Copy all the material below, exactly as it stands.

= SOURCE EXCERPT =
● ● ● ● ● ● ●
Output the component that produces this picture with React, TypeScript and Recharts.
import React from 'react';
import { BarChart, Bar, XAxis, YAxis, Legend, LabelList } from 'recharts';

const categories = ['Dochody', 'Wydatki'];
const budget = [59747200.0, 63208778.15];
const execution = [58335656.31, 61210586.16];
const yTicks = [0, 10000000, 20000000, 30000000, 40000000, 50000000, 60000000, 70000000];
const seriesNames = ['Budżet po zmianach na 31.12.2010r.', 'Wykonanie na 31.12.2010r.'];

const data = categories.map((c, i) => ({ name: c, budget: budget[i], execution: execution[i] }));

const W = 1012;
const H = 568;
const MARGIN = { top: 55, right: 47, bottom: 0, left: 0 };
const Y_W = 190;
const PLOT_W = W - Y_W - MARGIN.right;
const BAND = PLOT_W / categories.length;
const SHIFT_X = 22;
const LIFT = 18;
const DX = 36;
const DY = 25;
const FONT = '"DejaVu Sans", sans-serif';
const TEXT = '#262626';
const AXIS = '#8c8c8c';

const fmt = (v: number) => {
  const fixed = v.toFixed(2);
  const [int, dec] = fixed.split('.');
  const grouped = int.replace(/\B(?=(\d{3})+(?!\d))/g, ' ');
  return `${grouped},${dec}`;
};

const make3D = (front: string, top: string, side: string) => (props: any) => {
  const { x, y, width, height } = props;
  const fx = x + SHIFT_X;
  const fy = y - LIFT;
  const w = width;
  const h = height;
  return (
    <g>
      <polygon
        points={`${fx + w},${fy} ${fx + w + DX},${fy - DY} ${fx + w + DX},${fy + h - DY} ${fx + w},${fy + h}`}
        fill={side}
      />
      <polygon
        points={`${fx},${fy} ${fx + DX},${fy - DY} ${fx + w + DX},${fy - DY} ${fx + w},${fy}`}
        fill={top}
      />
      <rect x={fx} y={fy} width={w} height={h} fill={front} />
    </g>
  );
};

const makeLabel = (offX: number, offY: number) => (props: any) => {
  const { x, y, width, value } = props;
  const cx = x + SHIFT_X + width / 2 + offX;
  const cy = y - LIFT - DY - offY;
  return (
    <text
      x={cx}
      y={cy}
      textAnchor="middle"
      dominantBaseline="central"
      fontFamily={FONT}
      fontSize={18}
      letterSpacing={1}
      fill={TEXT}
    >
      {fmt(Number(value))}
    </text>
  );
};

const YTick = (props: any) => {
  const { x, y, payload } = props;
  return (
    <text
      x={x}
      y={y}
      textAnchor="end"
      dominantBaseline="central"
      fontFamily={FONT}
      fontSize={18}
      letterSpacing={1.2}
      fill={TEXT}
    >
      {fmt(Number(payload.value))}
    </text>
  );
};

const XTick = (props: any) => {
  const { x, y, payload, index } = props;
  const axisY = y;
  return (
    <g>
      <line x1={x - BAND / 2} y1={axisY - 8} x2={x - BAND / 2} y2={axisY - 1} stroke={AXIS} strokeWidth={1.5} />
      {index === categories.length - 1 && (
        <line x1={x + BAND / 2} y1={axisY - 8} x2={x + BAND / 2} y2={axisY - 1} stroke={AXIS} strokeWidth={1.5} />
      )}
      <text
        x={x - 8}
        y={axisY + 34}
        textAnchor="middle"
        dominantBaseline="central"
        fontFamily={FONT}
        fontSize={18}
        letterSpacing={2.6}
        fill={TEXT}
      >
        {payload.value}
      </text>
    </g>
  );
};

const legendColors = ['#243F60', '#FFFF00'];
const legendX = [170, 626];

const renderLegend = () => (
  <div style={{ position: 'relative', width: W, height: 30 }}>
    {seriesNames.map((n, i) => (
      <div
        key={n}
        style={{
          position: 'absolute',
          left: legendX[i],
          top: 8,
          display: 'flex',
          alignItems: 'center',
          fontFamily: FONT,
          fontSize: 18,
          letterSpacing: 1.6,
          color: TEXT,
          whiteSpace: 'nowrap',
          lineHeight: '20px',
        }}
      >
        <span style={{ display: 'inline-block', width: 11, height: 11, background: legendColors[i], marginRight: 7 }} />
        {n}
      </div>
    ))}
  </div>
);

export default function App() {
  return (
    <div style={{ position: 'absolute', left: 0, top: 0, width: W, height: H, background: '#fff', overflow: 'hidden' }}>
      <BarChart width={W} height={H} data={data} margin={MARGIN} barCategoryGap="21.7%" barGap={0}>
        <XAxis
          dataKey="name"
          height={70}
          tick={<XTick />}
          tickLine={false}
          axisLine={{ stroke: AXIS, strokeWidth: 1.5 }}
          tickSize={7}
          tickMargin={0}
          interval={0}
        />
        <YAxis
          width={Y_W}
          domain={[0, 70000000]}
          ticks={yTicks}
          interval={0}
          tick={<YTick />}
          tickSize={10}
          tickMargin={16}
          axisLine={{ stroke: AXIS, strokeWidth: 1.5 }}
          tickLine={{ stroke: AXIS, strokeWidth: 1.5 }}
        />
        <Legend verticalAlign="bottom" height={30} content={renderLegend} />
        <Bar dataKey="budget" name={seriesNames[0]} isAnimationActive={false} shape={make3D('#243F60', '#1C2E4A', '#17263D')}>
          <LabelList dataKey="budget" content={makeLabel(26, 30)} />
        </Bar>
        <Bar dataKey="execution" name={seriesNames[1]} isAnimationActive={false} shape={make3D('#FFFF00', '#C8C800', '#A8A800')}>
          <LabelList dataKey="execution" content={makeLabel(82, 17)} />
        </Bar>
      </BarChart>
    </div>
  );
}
● ● ● ● ● ● ●
= EXERCISE SOLUTION =
Output the component that produces this picture with React, TypeScript and Recharts.
import React from 'react';
import { BarChart, Bar, XAxis, YAxis, Legend, LabelList } from 'recharts';

const categories = ['Dochody', 'Wydatki'];
const budget = [59747200.0, 63208778.15];
const execution = [58335656.31, 61210586.16];
const yTicks = [0, 10000000, 20000000, 30000000, 40000000, 50000000, 60000000, 70000000];
const seriesNames = ['Budżet po zmianach na 31.12.2010r.', 'Wykonanie na 31.12.2010r.'];

const data = categories.map((c, i) => ({ name: c, budget: budget[i], execution: execution[i] }));

const W = 1012;
const H = 568;
const MARGIN = { top: 55, right: 47, bottom: 0, left: 0 };
const Y_W = 190;
const PLOT_W = W - Y_W - MARGIN.right;
const BAND = PLOT_W / categories.length;
const SHIFT_X = 22;
const LIFT = 18;
const DX = 36;
const DY = 25;
const FONT = '"DejaVu Sans", sans-serif';
const TEXT = '#262626';
const AXIS = '#8c8c8c';

const fmt = (v: number) => {
  const fixed = v.toFixed(2);
  const [int, dec] = fixed.split('.');
  const grouped = int.replace(/\B(?=(\d{3})+(?!\d))/g, ' ');
  return `${grouped},${dec}`;
};

const make3D = (front: string, top: string, side: string) => (props: any) => {
  const { x, y, width, height } = props;
  const fx = x + SHIFT_X;
  const fy = y - LIFT;
  const w = width;
  const h = height;
  return (
    <g>
      <polygon
        points={`${fx + w},${fy} ${fx + w + DX},${fy - DY} ${fx + w + DX},${fy + h - DY} ${fx + w},${fy + h}`}
        fill={side}
      />
      <polygon
        points={`${fx},${fy} ${fx + DX},${fy - DY} ${fx + w + DX},${fy - DY} ${fx + w},${fy}`}
        fill={top}
      />
      <rect x={fx} y={fy} width={w} height={h} fill={front} />
    </g>
  );
};

const makeLabel = (offX: number, offY: number) => (props: any) => {
  const { x, y, width, value } = props;
  const cx = x + SHIFT_X + width / 2 + offX;
  const cy = y - LIFT - DY - offY;
  return (
    <text
      x={cx}
      y={cy}
      textAnchor="middle"
      dominantBaseline="central"
      fontFamily={FONT}
      fontSize={18}
      letterSpacing={1}
      fill={TEXT}
    >
      {fmt(Number(value))}
    </text>
  );
};

const YTick = (props: any) => {
  const { x, y, payload } = props;
  return (
    <text
      x={x}
      y={y}
      textAnchor="end"
      dominantBaseline="central"
      fontFamily={FONT}
      fontSize={18}
      letterSpacing={1.2}
      fill={TEXT}
    >
      {fmt(Number(payload.value))}
    </text>
  );
};

const XTick = (props: any) => {
  const { x, y, payload, index } = props;
  const axisY = y;
  return (
    <g>
      <line x1={x - BAND / 2} y1={axisY - 8} x2={x - BAND / 2} y2={axisY - 1} stroke={AXIS} strokeWidth={1.5} />
      {index === categories.length - 1 && (
        <line x1={x + BAND / 2} y1={axisY - 8} x2={x + BAND / 2} y2={axisY - 1} stroke={AXIS} strokeWidth={1.5} />
      )}
      <text
        x={x - 8}
        y={axisY + 34}
        textAnchor="middle"
        dominantBaseline="central"
        fontFamily={FONT}
        fontSize={18}
        letterSpacing={2.6}
        fill={TEXT}
      >
        {payload.value}
      </text>
    </g>
  );
};

const legendColors = ['#243F60', '#FFFF00'];
const legendX = [170, 626];

const renderLegend = () => (
  <div style={{ position: 'relative', width: W, height: 30 }}>
    {seriesNames.map((n, i) => (
      <div
        key={n}
        style={{
          position: 'absolute',
          left: legendX[i],
          top: 8,
          display: 'flex',
          alignItems: 'center',
          fontFamily: FONT,
          fontSize: 18,
          letterSpacing: 1.6,
          color: TEXT,
          whiteSpace: 'nowrap',
          lineHeight: '20px',
        }}
      >
        <span style={{ display: 'inline-block', width: 11, height: 11, background: legendColors[i], marginRight: 7 }} />
        {n}
      </div>
    ))}
  </div>
);

export default function App() {
  return (
    <div style={{ position: 'absolute', left: 0, top: 0, width: W, height: H, background: '#fff', overflow: 'hidden' }}>
      <BarChart width={W} height={H} data={data} margin={MARGIN} barCategoryGap="21.7%" barGap={0}>
        <XAxis
          dataKey="name"
          height={70}
          tick={<XTick />}
          tickLine={false}
          axisLine={{ stroke: AXIS, strokeWidth: 1.5 }}
          tickSize={7}
          tickMargin={0}
          interval={0}
        />
        <YAxis
          width={Y_W}
          domain={[0, 70000000]}
          ticks={yTicks}
          interval={0}
          tick={<YTick />}
          tickSize={10}
          tickMargin={16}
          axisLine={{ stroke: AXIS, strokeWidth: 1.5 }}
          tickLine={{ stroke: AXIS, strokeWidth: 1.5 }}
        />
        <Legend verticalAlign="bottom" height={30} content={renderLegend} />
        <Bar dataKey="budget" name={seriesNames[0]} isAnimationActive={false} shape={make3D('#243F60', '#1C2E4A', '#17263D')}>
          <LabelList dataKey="budget" content={makeLabel(26, 30)} />
        </Bar>
        <Bar dataKey="execution" name={seriesNames[1]} isAnimationActive={false} shape={make3D('#FFFF00', '#C8C800', '#A8A800')}>
          <LabelList dataKey="execution" content={makeLabel(82, 17)} />
        </Bar>
      </BarChart>
    </div>
  );
}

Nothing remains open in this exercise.